◐ Series Name: Monster: The Jeffrey Dahmer Story
◐ Creator: Ryan Murphy, Ian Brennan
◐ Genre: True Crime Dramatisation
◐ Episodes: 10
◐ Synopsis: Jeffrey Dahmer is notorious for killing a number of boys and men, primarily of colour and within the LGBTQ community. This series explores Dahmer’s background from his birth to death, some of his victims and their families, and the effects of his crimes on them and his own family.
Recommended for true crime fans, those looking for a pretty solid rendering of the Jeffrey Dahmer story, with a strong(er) focus on his victims
disturbing images, cannibalism, murder, violence, necrophilia
◐ Review: 4/5 ⭐
It feels somehow wrong to give this series such a high rating, considering the content matter. However, I think this show did a decent job of portraying a horrendous case, one with effects that echo through to today.
For true crime aficionados, the name Jeffrey Dahmer may be one of the most well-known in the line-up of notorious serial killers. His crimes were particularly gruesome, which I won’t get into here.

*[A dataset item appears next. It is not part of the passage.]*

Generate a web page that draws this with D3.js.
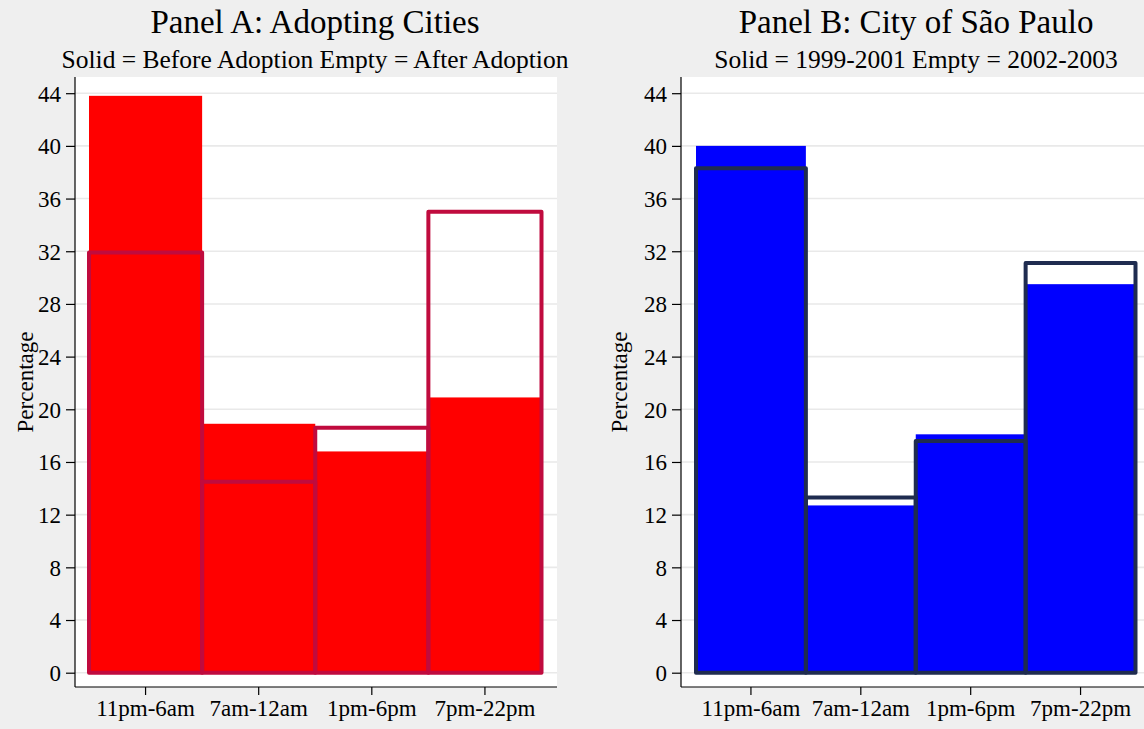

The first half of Monster focuses on Dahmer: his childhood, his family, and his first murder. The second half focuses more on some of his victims and their families. The series contemplates systematic failures that allowed Dahmer to escape detection for years, in spite of endless warning signs.
Given the subject matter, this show proved deeply unsettling. This feeling crawled under my skin as I watched the first episode, and it did not abate as it continued. Now, I’m far from easily scared. I’ve built up my horror and gore tolerance dramatically over the past couple of years, thanks to my beloved.
That said, Monster gave me the creeps. It’s one thing to hear about horrible crimes, and another to watch them play out.
This, I believe, is why there exists an inherently thin line in the true crime genre. How do you tell a story like this without disrespecting those whose lives have been irrevocably destroyed? Few people do it well. This show does focus a bit more on the victims than on Dahmer, at least in the second half, than other true crime portrayals.
I won’t say that the series carries this balance well; from episode six to the end, it seemed to experience genre identity crisis, and the shift from a near-exclusive focus on Dahmer’s life to the victims and systems was jarring. In short, the two sides did not marry well.
Jeffrey Dahmer may be one of the more unique serial killers, in that once he was caught, he made no attempt to defend himself or deny the abhorrence of what he had done. He gave a detailed confession and repeatedly stated that he should be punished for his actions, requesting the death penalty.
This does not make his acts any less heinous or forgivable, but it does make me wonder about him. As my husband said, “Dahmer didn’t seem to have the narcissism or arrogance that other serial killers did.”
The truth is, there is far too much fascination with people like Dahmer. Because they are so different, so deranged. We wonder what could have led a person to commit such heinous acts. Perhaps we want to understand the impossible, terrified that such evil could reside in our own hearts.